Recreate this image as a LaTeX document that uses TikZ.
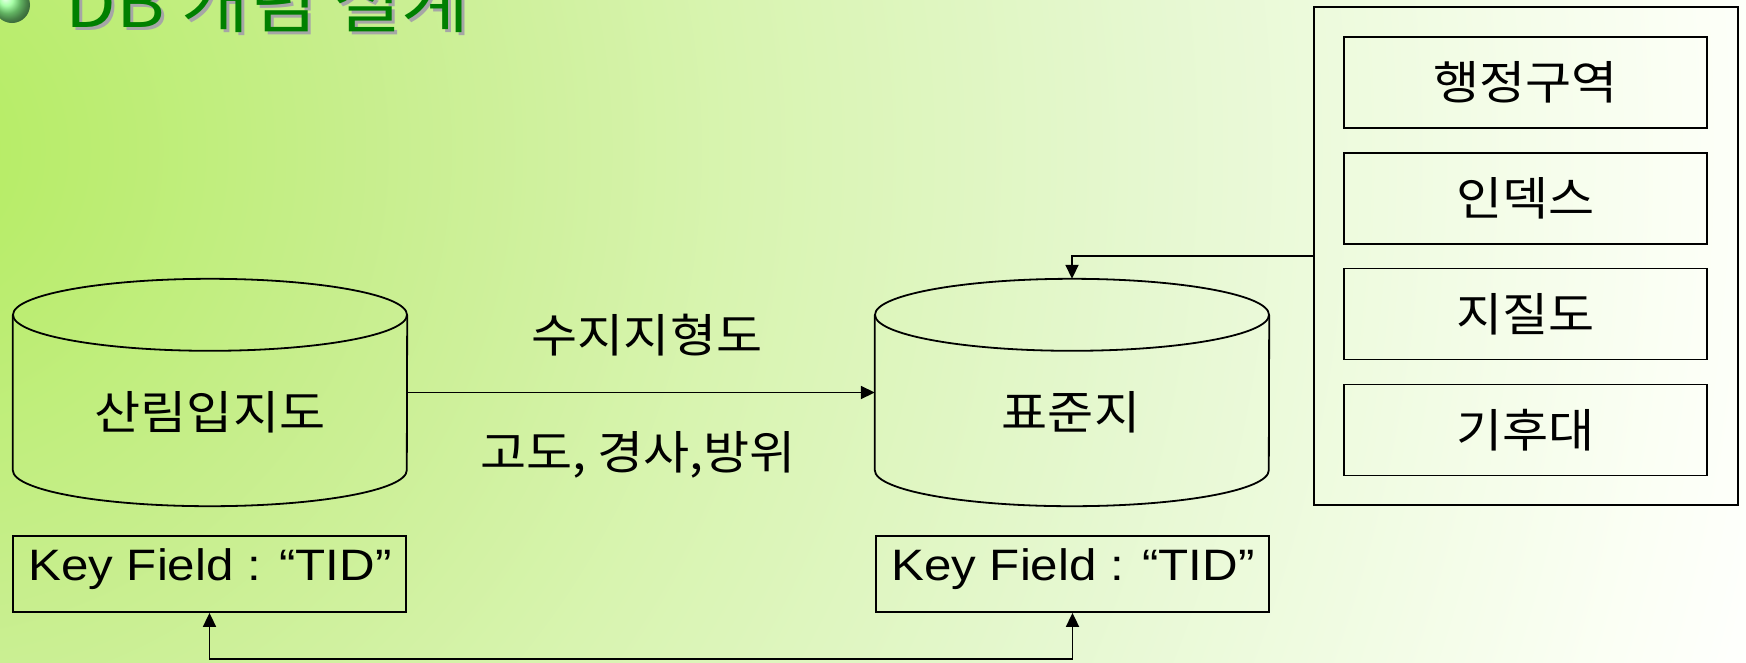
==
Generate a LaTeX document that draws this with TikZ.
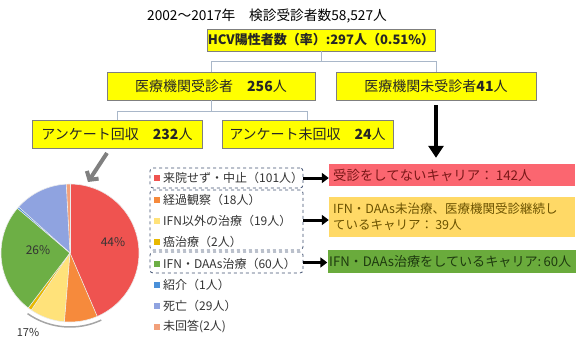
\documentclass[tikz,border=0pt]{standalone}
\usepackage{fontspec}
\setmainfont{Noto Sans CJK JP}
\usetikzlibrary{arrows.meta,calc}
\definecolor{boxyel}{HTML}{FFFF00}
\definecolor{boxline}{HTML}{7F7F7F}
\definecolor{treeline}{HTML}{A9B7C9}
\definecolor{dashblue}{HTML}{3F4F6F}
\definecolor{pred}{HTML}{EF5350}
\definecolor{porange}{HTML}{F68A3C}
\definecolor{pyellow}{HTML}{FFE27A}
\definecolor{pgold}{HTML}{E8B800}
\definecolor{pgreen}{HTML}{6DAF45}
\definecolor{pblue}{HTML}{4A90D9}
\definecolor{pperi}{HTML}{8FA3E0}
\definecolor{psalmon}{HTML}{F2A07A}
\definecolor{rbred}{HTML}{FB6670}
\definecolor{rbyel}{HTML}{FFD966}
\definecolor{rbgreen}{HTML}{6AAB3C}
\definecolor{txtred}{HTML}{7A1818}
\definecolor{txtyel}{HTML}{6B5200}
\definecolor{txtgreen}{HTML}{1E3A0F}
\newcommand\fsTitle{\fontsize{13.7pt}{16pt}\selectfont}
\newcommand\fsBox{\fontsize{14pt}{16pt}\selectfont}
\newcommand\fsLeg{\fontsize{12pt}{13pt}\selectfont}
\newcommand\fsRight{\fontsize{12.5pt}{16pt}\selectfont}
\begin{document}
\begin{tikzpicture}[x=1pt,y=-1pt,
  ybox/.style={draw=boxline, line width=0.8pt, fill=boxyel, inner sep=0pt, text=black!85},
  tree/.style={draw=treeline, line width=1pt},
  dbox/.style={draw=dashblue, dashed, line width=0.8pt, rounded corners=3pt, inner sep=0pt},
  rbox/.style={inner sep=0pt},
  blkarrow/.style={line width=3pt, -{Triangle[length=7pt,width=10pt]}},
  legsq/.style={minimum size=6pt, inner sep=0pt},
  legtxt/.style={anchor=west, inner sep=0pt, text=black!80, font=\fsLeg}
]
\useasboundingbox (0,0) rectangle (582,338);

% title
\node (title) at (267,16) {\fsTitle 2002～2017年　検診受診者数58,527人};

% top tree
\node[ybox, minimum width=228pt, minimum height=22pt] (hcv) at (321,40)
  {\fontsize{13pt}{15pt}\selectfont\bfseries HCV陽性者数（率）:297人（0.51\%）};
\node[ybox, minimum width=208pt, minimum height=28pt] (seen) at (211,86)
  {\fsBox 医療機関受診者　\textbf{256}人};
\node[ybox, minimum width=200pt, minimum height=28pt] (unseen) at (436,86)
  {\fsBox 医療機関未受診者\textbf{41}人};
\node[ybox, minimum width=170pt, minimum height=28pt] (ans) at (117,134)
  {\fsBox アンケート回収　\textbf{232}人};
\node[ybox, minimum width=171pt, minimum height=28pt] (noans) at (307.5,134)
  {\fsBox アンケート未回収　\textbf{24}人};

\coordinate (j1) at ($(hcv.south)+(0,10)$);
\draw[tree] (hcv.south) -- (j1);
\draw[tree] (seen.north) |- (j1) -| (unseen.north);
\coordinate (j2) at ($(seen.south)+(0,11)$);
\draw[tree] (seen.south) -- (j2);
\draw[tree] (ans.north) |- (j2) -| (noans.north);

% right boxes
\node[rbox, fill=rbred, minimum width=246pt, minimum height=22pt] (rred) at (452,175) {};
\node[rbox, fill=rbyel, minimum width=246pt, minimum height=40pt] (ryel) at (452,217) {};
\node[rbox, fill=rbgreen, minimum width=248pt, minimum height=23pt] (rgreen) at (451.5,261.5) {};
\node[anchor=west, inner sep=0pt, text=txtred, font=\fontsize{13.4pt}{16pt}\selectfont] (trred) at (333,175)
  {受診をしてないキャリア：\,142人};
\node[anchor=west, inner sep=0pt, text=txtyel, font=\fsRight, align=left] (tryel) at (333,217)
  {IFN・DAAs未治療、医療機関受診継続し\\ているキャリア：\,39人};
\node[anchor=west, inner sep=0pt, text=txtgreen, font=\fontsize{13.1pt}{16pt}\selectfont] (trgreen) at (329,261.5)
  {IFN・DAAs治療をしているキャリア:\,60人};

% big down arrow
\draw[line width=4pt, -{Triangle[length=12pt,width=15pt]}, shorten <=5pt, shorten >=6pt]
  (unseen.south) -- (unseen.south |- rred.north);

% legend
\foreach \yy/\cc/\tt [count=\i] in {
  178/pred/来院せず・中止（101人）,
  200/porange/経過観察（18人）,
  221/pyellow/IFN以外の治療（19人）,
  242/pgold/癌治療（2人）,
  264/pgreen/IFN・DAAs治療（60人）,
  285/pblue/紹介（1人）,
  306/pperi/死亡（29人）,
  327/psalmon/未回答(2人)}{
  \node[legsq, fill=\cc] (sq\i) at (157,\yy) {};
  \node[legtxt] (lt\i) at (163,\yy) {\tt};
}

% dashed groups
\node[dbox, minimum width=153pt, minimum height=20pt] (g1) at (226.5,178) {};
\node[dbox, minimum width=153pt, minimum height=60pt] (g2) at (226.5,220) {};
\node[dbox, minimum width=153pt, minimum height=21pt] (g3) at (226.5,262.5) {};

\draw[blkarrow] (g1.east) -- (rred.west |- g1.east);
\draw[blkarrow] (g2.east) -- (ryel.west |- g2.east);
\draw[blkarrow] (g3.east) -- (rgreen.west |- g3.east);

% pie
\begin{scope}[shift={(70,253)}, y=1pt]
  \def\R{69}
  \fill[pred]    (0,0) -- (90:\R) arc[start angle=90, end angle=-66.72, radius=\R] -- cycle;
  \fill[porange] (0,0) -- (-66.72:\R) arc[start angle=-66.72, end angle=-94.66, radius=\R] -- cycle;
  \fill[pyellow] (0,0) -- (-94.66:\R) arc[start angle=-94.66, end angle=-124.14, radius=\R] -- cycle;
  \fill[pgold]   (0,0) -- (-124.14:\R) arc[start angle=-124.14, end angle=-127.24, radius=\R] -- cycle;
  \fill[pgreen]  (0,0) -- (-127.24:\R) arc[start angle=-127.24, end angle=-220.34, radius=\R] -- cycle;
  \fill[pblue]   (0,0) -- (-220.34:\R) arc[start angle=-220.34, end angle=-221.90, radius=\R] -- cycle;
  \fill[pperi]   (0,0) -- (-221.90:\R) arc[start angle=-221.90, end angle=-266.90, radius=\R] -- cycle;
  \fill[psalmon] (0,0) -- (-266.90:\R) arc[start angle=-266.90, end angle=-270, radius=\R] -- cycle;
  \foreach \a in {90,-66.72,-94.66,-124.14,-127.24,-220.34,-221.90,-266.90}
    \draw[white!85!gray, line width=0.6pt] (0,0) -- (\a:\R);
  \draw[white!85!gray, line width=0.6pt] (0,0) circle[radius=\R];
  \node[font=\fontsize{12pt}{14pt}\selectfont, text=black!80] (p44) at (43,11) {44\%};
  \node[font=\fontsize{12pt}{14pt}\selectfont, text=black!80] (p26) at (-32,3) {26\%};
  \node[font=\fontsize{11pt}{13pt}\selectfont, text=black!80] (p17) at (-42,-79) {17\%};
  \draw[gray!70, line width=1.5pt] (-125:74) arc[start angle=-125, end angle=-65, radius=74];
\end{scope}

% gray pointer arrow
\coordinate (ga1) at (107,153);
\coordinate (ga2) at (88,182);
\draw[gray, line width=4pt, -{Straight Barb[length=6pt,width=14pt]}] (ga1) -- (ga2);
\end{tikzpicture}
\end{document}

» **WORK REQUIRED**: Take every line from the data above that holds "this" and copy it out.

» **WRITTEN ANSWER**:
Recreate this image as a LaTeX document that uses TikZ.
Generate a LaTeX document that draws this with TikZ.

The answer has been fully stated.